# Wanna ride a JU-52?



## diddyriddick (Jul 16, 2009)

FYI

Historic German plane offers tourist flights - Europe - msnbc.com


----------



## Thorlifter (Jul 16, 2009)

Sweet!


----------



## DerAdlerIstGelandet (Jul 16, 2009)

They actually have several flying around over here. I almost went and got a ride in one a few months ago.
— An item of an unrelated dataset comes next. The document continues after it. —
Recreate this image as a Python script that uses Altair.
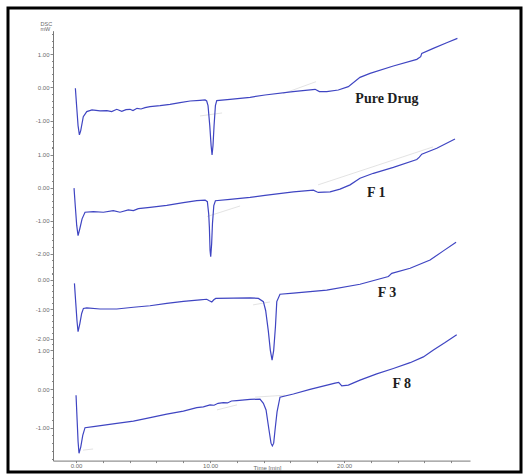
import math
import altair as alt
import pandas as pd

# ---------------- data (time in min, heat flow in mW) ----------------
pure_t = [-0.05, 0.05, 0.15, 0.25, 0.35, 0.54, 0.80, 1.19, 1.79, 2.30, 2.66, 3.04, 3.41, 3.73, 4.03,
          4.25, 4.55, 4.85, 5.15, 5.52, 6.27, 7.01, 7.76, 8.51, 9.25, 9.63, 9.75, 9.85, 9.98, 10.08,
          10.15, 10.22, 10.30, 10.40, 10.50, 11.49, 12.99, 14.10, 16.19, 17.84, 18.16, 18.71, 19.57,
          20.32, 21.19, 21.94, 23.68, 25.43, 25.72, 25.80, 26.66, 27.66, 28.46]
pure_v = [-0.03, -0.60, -1.15, -1.43, -1.30, -0.88, -0.73, -0.68, -0.71, -0.70, -0.73, -0.66, -0.72, -0.67, -0.66,
          -0.70, -0.63, -0.65, -0.61, -0.58, -0.55, -0.51, -0.46, -0.41, -0.39, -0.38, -0.41, -0.55, -1.15, -1.75,
          -2.03, -1.75, -1.15, -0.55, -0.40, -0.36, -0.30, -0.23, -0.13, -0.06, -0.13, -0.13, -0.08,
          0.02, 0.30, 0.42, 0.64, 0.84, 0.92, 1.02, 1.17, 1.34, 1.47]

f1_t = [-0.15, -0.05, 0.05, 0.15, 0.28, 0.45, 0.67, 1.29, 2.04, 2.78, 3.28, 3.90, 4.28, 4.65, 5.52,
        6.77, 8.01, 9.01, 9.63, 9.80, 9.90, 9.95, 10.00, 10.05, 10.12, 10.18, 10.28, 10.40, 11.49,
        12.99, 14.10, 16.22, 17.71, 17.96, 18.08, 18.96, 19.70, 20.45, 21.19, 22.19, 23.68, 25.43,
        25.62, 25.80, 26.92, 28.28]
f1_v = [-0.02, -0.60, -1.15, -1.46, -1.25, -0.95, -0.75, -0.73, -0.75, -0.70, -0.75, -0.68, -0.70, -0.64, -0.60,
        -0.54, -0.46, -0.40, -0.38, -0.43, -0.80, -1.20, -1.90, -2.10, -1.70, -1.10, -0.55, -0.40, -0.36,
        -0.30, -0.24, -0.13, -0.08, -0.13, -0.15, -0.13, -0.05, 0.08, 0.28, 0.43, 0.61, 0.85,
        0.92, 1.01, 1.19, 1.47]

f3_t = [-0.12, -0.02, 0.07, 0.15, 0.28, 0.42, 0.55, 0.80, 1.79, 3.04, 4.28, 5.52, 6.77, 8.01, 9.25,
        9.75, 9.95, 10.13, 10.30, 10.43, 11.74, 12.99, 13.61, 13.98, 14.15, 14.35, 14.50, 14.63, 14.75,
        14.88, 14.98, 15.22, 16.22, 18.71, 21.19, 23.31, 23.56, 24.93, 26.42, 27.41, 28.36]
f3_v = [-0.13, -0.80, -1.40, -1.77, -1.50, -1.15, -0.98, -0.96, -1.00, -1.00, -0.94, -0.89, -0.81, -0.74, -0.69,
        -0.67, -0.72, -0.76, -0.68, -0.64, -0.63, -0.62, -0.64, -0.75, -1.05, -1.75, -2.40, -2.73, -2.40,
        -1.60, -0.75, -0.50, -0.46, -0.36, -0.16, 0.10, 0.21, 0.38, 0.66, 0.97, 1.26]

f8_t = [0.00, 0.08, 0.15, 0.22, 0.35, 0.50, 0.67, 1.29, 3.04, 4.28, 5.27, 6.77, 8.01, 9.01, 9.50,
        10.00, 10.30, 10.60, 10.99, 11.30, 11.60, 11.99, 12.99, 13.73, 13.98, 14.18, 14.40, 14.55, 14.65,
        14.75, 14.85, 15.00, 15.22, 16.22, 17.46, 19.33, 19.60, 19.83, 20.32, 21.19, 22.44, 23.68,
        24.93, 25.92, 26.67, 27.54, 28.41]
f8_v = [-0.16, -0.80, -1.35, -1.66, -1.50, -1.20, -1.00, -0.97, -0.89, -0.83, -0.76, -0.65, -0.57, -0.48, -0.46,
        -0.41, -0.42, -0.37, -0.35, -0.36, -0.31, -0.30, -0.27, -0.26, -0.37, -0.54, -1.06, -1.40, -1.47,
        -1.40, -1.06, -0.59, -0.21, -0.13, -0.01, 0.15, 0.17, 0.08, 0.10, 0.23, 0.39, 0.53,
        0.68, 0.83, 1.01, 1.20, 1.40]

# faint baseline / tangent segments: (segment id, t, v)
pure_tan = [(1, 15.45, -0.19), (1, 17.91, 0.17), (2, 9.25, -0.86), (2, 10.90, -0.77)]
f1_tan = [(1, 9.78, -0.88), (1, 12.24, -0.56), (2, 18.06, 0.08), (2, 26.64, 1.23)]
f3_tan = [(1, 13.21, -0.86), (1, 14.48, -0.76)]
f8_tan = [(1, 10.52, -0.54), (1, 12.01, -0.41), (2, 0.52, -1.58), (2, 1.27, -1.55),
          (3, 13.36, -0.21), (3, 15.60, -0.16)]

labels = ["Pure Drug", "F 1", "F 3", "F 8"]
label_t = [23.2, 22.4, 23.2, 24.3]
label_v = [-0.35, -0.17, -0.46, 0.13]

x_tick_values = [0, 2, 4, 6, 8, 10, 12, 14, 16, 18, 20, 22, 24, 26, 28]

# ---------------- layout helpers ----------------
BLUE = "#3f45c2"
AXIS_GRAY = "#6a6a6a"
PLOT_H = 464
XS = alt.Scale(domain=[-1.72, 29.4], range=[45, 462], zero=False, nice=False)

X_AXIS = alt.Axis(
    orient="bottom", offset=-(PLOT_H - 452.6), values=x_tick_values,
    labelExpr="datum.value % 10 === 0 ? format(datum.value, '.2f') : ''",
    tickSize=2, labelPadding=0, labelFontSize=6, labelColor=AXIS_GRAY,
    domainColor="#777777", tickColor="#888888", grid=False,
    labelOverlap=False, labelFlush=False,
    title="Time [min]", titleFontSize=6, titleFontWeight="normal", titleColor=AXIS_GRAY,
    titleX=259, titleY=4, titleBaseline="top",
)

MAJOR = "abs(datum.value - round(datum.value)) < 0.001"


def y_axis(dom, title):
    lo = math.ceil(dom[0] * 5 - 1e-6)
    hi = math.floor(dom[1] * 5 + 1e-6)
    vals = [round(k * 0.2, 1) for k in range(lo, hi + 1)]
    kw = dict(
        orient="left", offset=-45, values=vals,
        labelExpr=MAJOR + " ? ((datum.value < 0 ? '-' : '') + format(abs(datum.value), '.2f')) : ''",
        tickSize={"condition": {"test": MAJOR, "value": 3}, "value": 1.5},
        labelPadding=1, labelFontSize=6, labelColor=AXIS_GRAY,
        domainColor="#777777", tickColor="#888888", grid=False,
        labelOverlap=False, labelFlush=False,
    )
    if title:
        kw.update(title=title, titleAngle=0, titleAlign="left", titleBaseline="top",
                  titleX=-13, titleY=13, titleFontSize=5.5, titleFontWeight="normal",
                  titleColor=AXIS_GRAY, titleLineHeight=5.5)
    else:
        kw.update(title=None)
    return alt.Axis(**kw)


def panel(t, v, tang, label, lt, lv, dom, rng, title=None):
    ys = alt.Scale(domain=dom, range=rng, zero=False, nice=False)
    yenc = alt.Y("v:Q", scale=ys, axis=y_axis(dom, title))
    xenc = alt.X("t:Q", scale=XS, axis=X_AXIS)
    line_df = pd.DataFrame({"t": t, "v": v})
    tan_df = pd.DataFrame(tang, columns=["seg", "t", "v"])
    lab_df = pd.DataFrame({"t": [lt], "v": [lv], "label": [label]})
    tan = alt.Chart(tan_df).mark_line(color="#dcdcdc", strokeWidth=0.8).encode(
        x=xenc, y=yenc, detail="seg:N")
    line = alt.Chart(line_df).mark_line(color=BLUE, strokeWidth=1.2).encode(x=xenc, y=yenc)
    lab = alt.Chart(lab_df).mark_text(
        font="Liberation Serif", fontWeight="bold", fontSize=14, color="#1e1e1e",
        align="center", baseline="middle").encode(x=xenc, y=yenc, text="label:N")
    return alt.layer(tan, line, lab)


p1 = panel(pure_t, pure_v, pure_tan, labels[0], label_t[0], label_v[0],
           [-1.9, 1.7], [142.6, 22.7], title=["DSC", "mW"])
p2 = panel(f1_t, f1_v, f1_tan, labels[1], label_t[1], label_v[1],
           [-2.6, 1.2], [265.3, 139.9])
p3 = panel(f3_t, f3_v, f3_tan, labels[2], label_t[2], label_v[2],
           [-2.25, 0.2], [337.9, 265.6])
p4 = panel(f8_t, f8_v, f8_tan, labels[3], label_t[3], label_v[3],
           [-1.85, 1.15], [452.6, 336.5])

chart = (
    alt.layer(p1, p2, p3, p4)
    .resolve_scale(y="independent")
    .properties(
        width=513, height=PLOT_H,
        padding={"left": 8, "top": 8, "right": 10, "bottom": 4},
        autosize=alt.AutoSizeParams(type="none"),
        background="white",
    )
    .configure_view(stroke="black", strokeWidth=3)
    .configure_axis(labelFont="Liberation Sans", titleFont="Liberation Sans")
)

chart.save("out.html", embed_options={"renderer": "svg", "actions": False})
Unfortunately some things came up and I did not make it to the airshow.


----------



## comiso90 (Jul 16, 2009)

It would be interesting if the price is right but I'd LOVE to jump from one!!
.


----------



## vikingBerserker (Jul 16, 2009)

Out of a perfectly good plane???????

Maybe they'll charge you only half price.


----------



## GrauGeist (Jul 16, 2009)

What a sweet ride that would be!


----------



## Junkers88A1 (Jul 17, 2009)

have flown in the good ol D-AQUI and its absolutely recomended


----------



## Augsburg Eagle (Nov 25, 2018)

D-AQUI departing in MUC


----------



## Wurger (Nov 25, 2018)




----------



## Gnomey (Nov 25, 2018)

Good shots!


----------



## vikingBerserker (Nov 25, 2018)

I bet that was awesome to ride in!


----------